Ao longo da rua são visíveis os taipais e as gruas. Ouve-se o barulho das máquinas e veem-se as carrinhas das obras estacionadas. "Muitas casas têm também os funcionários em lay-off", salienta Teresa Costa, funcionária de uma loja de pronto a vestir para criança. Todos têm a mesma opinião: há menos pessoas nas ruas porque estão com medo: "Desta vez, morreu muita gente!".
Resistem, apesar do medo do vírus e da Polícia
Oriundos de vários países, interpretam os mais diversos estilos musicais. Do tango ao fado, da música popular brasileira à ópera. A Baixa portuense há muito se habituou à presença dos artistas de rua, setor muito afetado pela pandemia. Alguns já chegaram a concursos de talentos da televisão. Quem resistiu e ficou fá-lo com medo da Polícia e do possível contágio do novo coronavírus.
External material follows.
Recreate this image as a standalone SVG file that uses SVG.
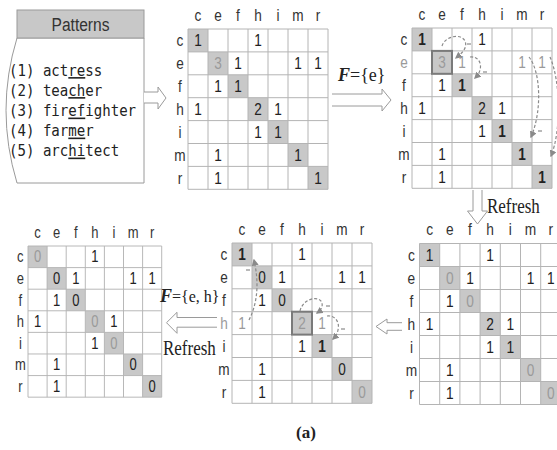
<svg xmlns="http://www.w3.org/2000/svg" xmlns:xlink="http://www.w3.org/1999/xlink" width="557" height="450" viewBox="0 0 557 450">
  <style>
    .gl { fill: none; stroke: #b4b4b4; stroke-width: 1; }
    .dg { fill: #c8c8c8; }
    .n, .lab { font-family: "Liberation Sans", Arial, sans-serif; font-size: 17px; text-anchor: middle; }
    .n { fill: #222; }
    .lab { fill: #333; }
    .g { fill: #9a9a9a; }
    .b { font-weight: bold; }
    .hl { fill: none; stroke: #7a7a7a; stroke-width: 2; }
    .mono { font-family: "DejaVu Sans Mono", "Liberation Mono", monospace; font-size: 16px; fill: #222; }
    .u { text-decoration: underline; }
    .serif { font-family: "Liberation Serif", "Times New Roman", serif; fill: #222; }
    .hollow { fill: #fff; stroke: #9a9a9a; stroke-width: 1; }
    .dash { fill: none; stroke: #8a8a8a; stroke-width: 1.2; stroke-dasharray: 3 2; marker-end: url(#tri); }
    .minus { stroke: #8a8a8a; stroke-width: 1.2; }
  </style>
  <defs>
    <marker id="tri" viewBox="0 0 10 10" refX="8" refY="5" markerWidth="7" markerHeight="7" markerUnits="userSpaceOnUse" orient="auto">
      <path d="M0,0 L10,5 L0,10 Z" fill="#8a8a8a"/>
    </marker>
    <!-- shaded diagonal of a 7x7 matrix -->
    <g id="diag">
      <rect class="dg" x="0" y="0" width="20" height="22.9"/>
      <rect class="dg" x="20" y="22.9" width="20" height="22.9"/>
      <rect class="dg" x="40" y="45.8" width="20" height="22.9"/>
      <rect class="dg" x="60" y="68.7" width="20" height="22.9"/>
      <rect class="dg" x="80" y="91.6" width="20" height="22.9"/>
      <rect class="dg" x="100" y="114.5" width="20" height="22.9"/>
      <rect class="dg" x="120" y="137.4" width="20" height="22.9"/>
    </g>
    <!-- grid lines -->
    <path id="grid" class="gl" d="M0,0H140M0,22.9H140M0,45.8H140M0,68.7H140M0,91.6H140M0,114.5H140M0,137.4H140M0,160.3H140M0,0V160.3M20,0V160.3M40,0V160.3M60,0V160.3M80,0V160.3M100,0V160.3M120,0V160.3M140,0V160.3"/>
    <!-- column headers (text space is squeezed to 0.8 width, so x = centre / 0.8) -->
    <g id="cols" transform="scale(0.8,1)">
      <text class="lab" x="12.5" y="-8">c</text>
      <text class="lab" x="37.5" y="-8">e</text>
      <text class="lab" x="62.5" y="-8">f</text>
      <text class="lab" x="87.5" y="-8">h</text>
      <text class="lab" x="112.5" y="-8">i</text>
      <text class="lab" x="137.5" y="-8">m</text>
      <text class="lab" x="162.5" y="-8">r</text>
    </g>
  </defs>

  <rect width="557" height="450" fill="#fff"/>

  <!-- pattern list -->
  <g id="patterns">
    <path d="M17,38 Q-5,110 17,183 H144 V38 Z" fill="#fff" stroke="#9a9a9a"/>
    <rect x="17" y="10" width="127" height="28" fill="#c8c8c8" stroke="#9a9a9a"/>
    <text class="lab" transform="translate(80.5,30.5) scale(0.82,1)" style="font-size:19px">Patterns</text>
    <g transform="translate(9,0) scale(0.88,1)">
      <text class="mono" x="0" y="76">(1) act<tspan class="u">re</tspan>ss</text>
      <text class="mono" x="0" y="96">(2) tea<tspan class="u">ch</tspan>er</text>
      <text class="mono" x="0" y="116.5">(3) fir<tspan class="u">ef</tspan>ighter</text>
      <text class="mono" x="0" y="136.5">(4) far<tspan class="u">me</tspan>r</text>
      <text class="mono" x="0" y="156.5">(5) arc<tspan class="u">hi</tspan>tect</text>
    </g>
  </g>

  <!-- initial matrix -->
  <g id="m1" transform="translate(188,29)">
    <use xlink:href="#diag"/>
    <use xlink:href="#grid"/>
    <use xlink:href="#cols"/>
    <g transform="scale(0.8,1)">
      <text class="lab" x="-10" y="17.5">c</text>
      <text class="lab" x="-10" y="40.4">e</text>
      <text class="lab" x="-10" y="63.3">f</text>
      <text class="lab" x="-10" y="86.2">h</text>
      <text class="lab" x="-10" y="109.1">i</text>
      <text class="lab" x="-10" y="132">m</text>
      <text class="lab" x="-10" y="154.9">r</text>
      <text class="n" x="12.5" y="17.5">1</text>
      <text class="n" x="87.5" y="17.5">1</text>
      <text class="n g" x="37.5" y="40.4">3</text>
      <text class="n" x="62.5" y="40.4">1</text>
      <text class="n" x="137.5" y="40.4">1</text>
      <text class="n" x="162.5" y="40.4">1</text>
      <text class="n" x="37.5" y="63.3">1</text>
      <text class="n" x="62.5" y="63.3">1</text>
      <text class="n" x="12.5" y="86.2">1</text>
      <text class="n" x="87.5" y="86.2">2</text>
      <text class="n" x="112.5" y="86.2">1</text>
      <text class="n" x="87.5" y="109.1">1</text>
      <text class="n" x="112.5" y="109.1">1</text>
      <text class="n" x="37.5" y="132">1</text>
      <text class="n" x="137.5" y="132">1</text>
      <text class="n" x="37.5" y="154.9">1</text>
      <text class="n" x="162.5" y="154.9">1</text>
    </g>
  </g>

  <!-- matrix while filtering e -->
  <g id="m2" transform="translate(412,28)">
    <use xlink:href="#diag"/>
    <use xlink:href="#grid"/>
    <rect class="hl" x="20" y="22.9" width="20" height="22.9"/>
    <use xlink:href="#cols"/>
    <g transform="scale(0.8,1)">
      <text class="lab" x="-10" y="17.5">c</text>
      <text class="lab g" x="-10" y="40.4">e</text>
      <text class="lab" x="-10" y="63.3">f</text>
      <text class="lab" x="-10" y="86.2">h</text>
      <text class="lab" x="-10" y="109.1">i</text>
      <text class="lab" x="-10" y="132">m</text>
      <text class="lab" x="-10" y="154.9">r</text>
      <text class="n b" x="12.5" y="17.5">1</text>
      <text class="n" x="87.5" y="17.5">1</text>
      <text class="n g" x="37.5" y="40.4">3</text>
      <text class="n g" x="62.5" y="40.4">1</text>
      <text class="n g" x="137.5" y="40.4">1</text>
      <text class="n g" x="162.5" y="40.4">1</text>
      <text class="n" x="37.5" y="63.3">1</text>
      <text class="n b" x="62.5" y="63.3">1</text>
      <text class="n" x="12.5" y="86.2">1</text>
      <text class="n" x="87.5" y="86.2">2</text>
      <text class="n" x="112.5" y="86.2">1</text>
      <text class="n" x="87.5" y="109.1">1</text>
      <text class="n b" x="112.5" y="109.1">1</text>
      <text class="n" x="37.5" y="132">1</text>
      <text class="n b" x="137.5" y="132">1</text>
      <text class="n" x="37.5" y="154.9">1</text>
      <text class="n b" x="162.5" y="154.9">1</text>
    </g>
  </g>

  <!-- refreshed matrix -->
  <g id="m3" transform="translate(419.5,243.5) scale(1.01,1.005)">
    <use xlink:href="#diag"/>
    <use xlink:href="#grid"/>
    <use xlink:href="#cols"/>
    <g transform="scale(0.8,1)">
      <text class="lab" x="-10" y="17.5">c</text>
      <text class="lab" x="-10" y="40.4">e</text>
      <text class="lab" x="-10" y="63.3">f</text>
      <text class="lab" x="-10" y="86.2">h</text>
      <text class="lab" x="-10" y="109.1">i</text>
      <text class="lab" x="-10" y="132">m</text>
      <text class="lab" x="-10" y="154.9">r</text>
      <text class="n" x="12.5" y="17.5">1</text>
      <text class="n" x="87.5" y="17.5">1</text>
      <text class="n g" x="37.5" y="40.4">0</text>
      <text class="n" x="62.5" y="40.4">1</text>
      <text class="n" x="137.5" y="40.4">1</text>
      <text class="n" x="162.5" y="40.4">1</text>
      <text class="n" x="37.5" y="63.3">1</text>
      <text class="n g" x="62.5" y="63.3">0</text>
      <text class="n" x="12.5" y="86.2">1</text>
      <text class="n" x="87.5" y="86.2">2</text>
      <text class="n" x="112.5" y="86.2">1</text>
      <text class="n" x="87.5" y="109.1">1</text>
      <text class="n" x="112.5" y="109.1">1</text>
      <text class="n" x="37.5" y="132">1</text>
      <text class="n g" x="137.5" y="132">0</text>
      <text class="n" x="37.5" y="154.9">1</text>
      <text class="n g" x="162.5" y="154.9">0</text>
    </g>
  </g>

  <!-- matrix while filtering e, h -->
  <g id="m4" transform="translate(232,243)">
    <use xlink:href="#diag"/>
    <use xlink:href="#grid"/>
    <rect class="hl" x="60" y="68.7" width="20" height="22.9"/>
    <use xlink:href="#cols"/>
    <g transform="scale(0.8,1)">
      <text class="lab" x="-10" y="17.5">c</text>
      <text class="lab" x="-10" y="40.4">e</text>
      <text class="lab" x="-10" y="63.3">f</text>
      <text class="lab g" x="-10" y="86.2">h</text>
      <text class="lab" x="-10" y="109.1">i</text>
      <text class="lab" x="-10" y="132">m</text>
      <text class="lab" x="-10" y="154.9">r</text>
      <text class="n b" x="12.5" y="17.5">1</text>
      <text class="n" x="87.5" y="17.5">1</text>
      <text class="n" x="37.5" y="40.4">0</text>
      <text class="n" x="62.5" y="40.4">1</text>
      <text class="n" x="137.5" y="40.4">1</text>
      <text class="n" x="162.5" y="40.4">1</text>
      <text class="n" x="37.5" y="63.3">1</text>
      <text class="n" x="62.5" y="63.3">0</text>
      <text class="n g" x="12.5" y="86.2">1</text>
      <text class="n g" x="87.5" y="86.2">2</text>
      <text class="n g" x="112.5" y="86.2">1</text>
      <text class="n" x="87.5" y="109.1">1</text>
      <text class="n b" x="112.5" y="109.1">1</text>
      <text class="n" x="37.5" y="132">1</text>
      <text class="n" x="137.5" y="132">0</text>
      <text class="n" x="37.5" y="154.9">1</text>
      <text class="n g" x="162.5" y="154.9">0</text>
    </g>
  </g>

  <!-- final matrix -->
  <g id="m5" transform="translate(28,246) scale(0.955,0.943)">
    <use xlink:href="#diag"/>
    <use xlink:href="#grid"/>
    <use xlink:href="#cols"/>
    <g transform="scale(0.8,1)">
      <text class="lab" x="-10" y="17.5">c</text>
      <text class="lab" x="-10" y="40.4">e</text>
      <text class="lab" x="-10" y="63.3">f</text>
      <text class="lab" x="-10" y="86.2">h</text>
      <text class="lab" x="-10" y="109.1">i</text>
      <text class="lab" x="-10" y="132">m</text>
      <text class="lab" x="-10" y="154.9">r</text>
      <text class="n g" x="12.5" y="17.5">0</text>
      <text class="n" x="87.5" y="17.5">1</text>
      <text class="n" x="37.5" y="40.4">0</text>
      <text class="n" x="62.5" y="40.4">1</text>
      <text class="n" x="137.5" y="40.4">1</text>
      <text class="n" x="162.5" y="40.4">1</text>
      <text class="n" x="37.5" y="63.3">1</text>
      <text class="n" x="62.5" y="63.3">0</text>
      <text class="n" x="12.5" y="86.2">1</text>
      <text class="n g" x="87.5" y="86.2">0</text>
      <text class="n" x="112.5" y="86.2">1</text>
      <text class="n" x="87.5" y="109.1">1</text>
      <text class="n g" x="112.5" y="109.1">0</text>
      <text class="n" x="37.5" y="132">1</text>
      <text class="n" x="137.5" y="132">0</text>
      <text class="n" x="37.5" y="154.9">1</text>
      <text class="n" x="162.5" y="154.9">0</text>
    </g>
  </g>

  <!-- connectors -->
  <g id="connectors">
    <path class="hollow" d="M144,92 H158 V87 L166,98 L158,109 V103 H144"/>
    <path class="hollow" d="M332,94 H382 V89 L391,100 L382,111 V106 H332"/>
    <path class="hollow" d="M473,190 V211 H467.5 L477.5,224 L487.5,211 H482 V190"/>
    <path class="hollow" d="M402,322.7 H387 V319 L376,326.5 L387,334 V330.3 H402"/>
    <path class="hollow" d="M217,317.5 H177 V312.3 L166.5,322.7 L177,333.3 V327.2 H217"/>

    <!-- decrement arcs while filtering e -->
    <path class="dash" d="M442,46 C445,36 461,33 465,41 C468,48 461,54 456,58"/>
    <path class="dash" d="M470,57 C478,56 482,63 480,70 C479,74 477,76 475,78"/>
    <path class="dash" d="M529,57 C541,72 542,112 531,137"/>
    <path class="dash" d="M550,57 C561,82 561,132 551,156"/>
    <line class="minus" x1="467" y1="44" x2="471" y2="44"/>
    <line class="minus" x1="483" y1="72" x2="487" y2="72"/>
    <line class="minus" x1="538" y1="131" x2="542" y2="131"/>

    <!-- decrement arcs while filtering h -->
    <path class="dash" d="M249,320 C258,302 259,282 254,260"/>
    <path class="dash" d="M300,311 C303,298 320,295 322,303 C323,308 320,311 317,313"/>
    <path class="dash" d="M327,316 C335,315 340,322 338,330 C337,335 335,337 333,339"/>
    <line class="minus" x1="246" y1="270" x2="250" y2="270"/>
    <line class="minus" x1="326" y1="306" x2="330" y2="306"/>
    <line class="minus" x1="341" y1="329" x2="345" y2="329"/>
  </g>

  <!-- labels -->
  <text class="serif" x="338" y="81" style="font-size:18px"><tspan font-weight="bold" font-style="italic">F</tspan>={e}</text>
  <text class="serif" transform="translate(487,213) scale(0.85,1)" style="font-size:20px">Refresh</text>
  <text class="serif" x="160" y="302" style="font-size:16px"><tspan font-weight="bold" font-style="italic" style="font-size:18px">F</tspan>={e, h}</text>
  <text class="serif" transform="translate(163,355) scale(0.85,1)" style="font-size:20px">Refresh</text>
  <text class="serif" x="306" y="438" text-anchor="middle" font-weight="bold" style="font-size:17px">(a)</text>
</svg>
Quando surgiu a pandemia, há pouco mais de um ano, estes animadores do espaço público preparavam-se para se unir em associação. A covid-19 afastou grande parte destes artistas do palco que sempre gostaram. "Cheguei a Portugal em novembro de 2019 numa altura em que as ruas fervilhavam de gente. O Natal estava aí e o pessoal já andava nas lojas", conta Gudas, artista brasileiro e um dos poucos resistentes e que continuam a alegrar a Rua de Santa Catarina, no Porto.
Dos cerca de 20 cantores, bailarinos e músicos que atuavam na cidade, "restam uns três ou quatro". Durante o primeiro confinamento geral, Gudas esteve ausente da rua para regressar no verão. "Correu bem. Durante esses dois a três meses, foi bom ver de novo gente e compensou", refere, enquanto olha para o chão, para o estojo aberto da viola e onde repousam meia dúzia de moedas.
Para alegrar o dia
Nos "dias dourados" as atuações compensavam. "Ganhava-se algum dinheiro", confessa Gudas. Do outro lado da rua, Galdino abana a cabeça, confirmando a resposta. "Continuamos aqui, não pelo dinheiro, mas para mostrar que não podemos desistir. As pessoas andam deprimidas e nós temos de ajudar. De alegrar o dia delas", explica.
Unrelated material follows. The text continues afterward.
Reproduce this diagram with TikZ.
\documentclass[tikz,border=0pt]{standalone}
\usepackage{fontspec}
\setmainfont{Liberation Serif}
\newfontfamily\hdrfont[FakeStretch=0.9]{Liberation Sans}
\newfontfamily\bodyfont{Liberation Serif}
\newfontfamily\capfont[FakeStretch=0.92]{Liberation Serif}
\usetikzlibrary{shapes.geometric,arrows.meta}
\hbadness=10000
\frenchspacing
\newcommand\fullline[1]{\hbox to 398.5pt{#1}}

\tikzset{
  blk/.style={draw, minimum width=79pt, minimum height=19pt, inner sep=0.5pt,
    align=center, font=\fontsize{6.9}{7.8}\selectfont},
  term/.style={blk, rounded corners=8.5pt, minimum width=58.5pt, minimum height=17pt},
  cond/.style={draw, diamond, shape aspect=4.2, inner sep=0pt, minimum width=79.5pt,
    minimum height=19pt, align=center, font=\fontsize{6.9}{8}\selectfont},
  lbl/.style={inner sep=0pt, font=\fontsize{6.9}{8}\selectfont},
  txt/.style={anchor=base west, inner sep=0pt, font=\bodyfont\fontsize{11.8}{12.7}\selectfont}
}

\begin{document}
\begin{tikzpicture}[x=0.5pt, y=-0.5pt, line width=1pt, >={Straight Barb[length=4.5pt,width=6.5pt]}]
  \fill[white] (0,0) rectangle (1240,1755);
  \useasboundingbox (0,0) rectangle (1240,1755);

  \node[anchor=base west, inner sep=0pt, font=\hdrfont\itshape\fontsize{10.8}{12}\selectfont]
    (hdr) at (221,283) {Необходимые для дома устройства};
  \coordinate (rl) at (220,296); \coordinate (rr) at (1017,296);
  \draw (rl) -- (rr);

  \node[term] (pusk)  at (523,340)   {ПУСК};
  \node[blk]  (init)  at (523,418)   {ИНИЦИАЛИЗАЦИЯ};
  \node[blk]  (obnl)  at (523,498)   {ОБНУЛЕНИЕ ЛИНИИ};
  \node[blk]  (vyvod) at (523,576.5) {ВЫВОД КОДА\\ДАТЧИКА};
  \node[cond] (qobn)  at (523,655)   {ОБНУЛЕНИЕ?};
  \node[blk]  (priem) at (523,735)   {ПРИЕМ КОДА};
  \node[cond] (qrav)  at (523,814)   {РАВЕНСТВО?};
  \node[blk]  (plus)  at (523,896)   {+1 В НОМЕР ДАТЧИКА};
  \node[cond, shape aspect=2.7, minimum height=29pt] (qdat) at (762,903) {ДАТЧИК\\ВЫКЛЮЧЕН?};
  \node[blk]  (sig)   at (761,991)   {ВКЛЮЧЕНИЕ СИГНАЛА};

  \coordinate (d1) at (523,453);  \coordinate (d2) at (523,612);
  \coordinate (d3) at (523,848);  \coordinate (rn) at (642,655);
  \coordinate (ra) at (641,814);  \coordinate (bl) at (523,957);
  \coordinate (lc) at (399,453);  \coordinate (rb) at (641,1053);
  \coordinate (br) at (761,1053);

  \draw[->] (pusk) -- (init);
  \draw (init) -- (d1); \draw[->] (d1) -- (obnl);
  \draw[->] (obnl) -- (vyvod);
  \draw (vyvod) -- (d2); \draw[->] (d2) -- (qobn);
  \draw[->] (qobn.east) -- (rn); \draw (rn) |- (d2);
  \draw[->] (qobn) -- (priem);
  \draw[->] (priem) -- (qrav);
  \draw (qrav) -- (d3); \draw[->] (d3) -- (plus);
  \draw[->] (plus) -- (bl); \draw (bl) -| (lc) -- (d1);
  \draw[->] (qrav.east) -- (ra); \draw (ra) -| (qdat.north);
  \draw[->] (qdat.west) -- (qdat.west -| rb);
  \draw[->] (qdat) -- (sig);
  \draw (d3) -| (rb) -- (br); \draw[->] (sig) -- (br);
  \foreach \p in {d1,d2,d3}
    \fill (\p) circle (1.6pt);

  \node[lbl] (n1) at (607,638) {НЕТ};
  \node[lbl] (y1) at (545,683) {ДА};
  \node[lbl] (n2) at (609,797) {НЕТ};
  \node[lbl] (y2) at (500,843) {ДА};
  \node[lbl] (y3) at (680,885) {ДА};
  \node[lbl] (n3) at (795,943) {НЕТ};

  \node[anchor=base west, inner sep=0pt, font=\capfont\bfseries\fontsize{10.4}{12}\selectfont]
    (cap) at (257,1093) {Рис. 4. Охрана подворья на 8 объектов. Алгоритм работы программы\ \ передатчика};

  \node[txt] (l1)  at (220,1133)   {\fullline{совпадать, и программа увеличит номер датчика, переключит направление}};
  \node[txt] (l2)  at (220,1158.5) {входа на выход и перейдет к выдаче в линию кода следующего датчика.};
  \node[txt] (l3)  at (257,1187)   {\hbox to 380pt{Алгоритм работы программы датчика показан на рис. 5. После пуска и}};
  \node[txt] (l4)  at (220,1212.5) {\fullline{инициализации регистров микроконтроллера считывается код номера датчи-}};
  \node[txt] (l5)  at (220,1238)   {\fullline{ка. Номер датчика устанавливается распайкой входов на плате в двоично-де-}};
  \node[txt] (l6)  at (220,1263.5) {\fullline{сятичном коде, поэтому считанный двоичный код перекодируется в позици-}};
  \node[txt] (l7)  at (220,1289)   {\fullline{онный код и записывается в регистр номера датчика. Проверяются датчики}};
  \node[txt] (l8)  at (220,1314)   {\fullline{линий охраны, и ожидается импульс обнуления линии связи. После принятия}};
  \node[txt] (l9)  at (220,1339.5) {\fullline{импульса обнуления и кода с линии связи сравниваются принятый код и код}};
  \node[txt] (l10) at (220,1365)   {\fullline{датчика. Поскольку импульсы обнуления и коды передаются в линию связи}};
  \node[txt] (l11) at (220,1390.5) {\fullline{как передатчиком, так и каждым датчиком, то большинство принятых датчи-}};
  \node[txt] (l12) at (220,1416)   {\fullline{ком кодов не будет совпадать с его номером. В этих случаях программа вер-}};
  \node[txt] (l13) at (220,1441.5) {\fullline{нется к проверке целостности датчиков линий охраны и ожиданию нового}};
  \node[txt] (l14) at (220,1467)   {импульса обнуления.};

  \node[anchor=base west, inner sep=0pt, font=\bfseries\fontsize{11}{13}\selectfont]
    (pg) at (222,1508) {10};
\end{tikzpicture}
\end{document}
Galdino também é brasileiro, mas está em Portugal há 20 anos e recorda os dias em que os turistas enchiam a cidade. Reside em Braga e tanto atua na capital minhota como no Porto. "O problema é que a gente está morrendo de medo. Da atuação da Polícia, das queixas dos moradores pelo barulho, e do vírus, por estarmos assim tão expostos", diz Galdino.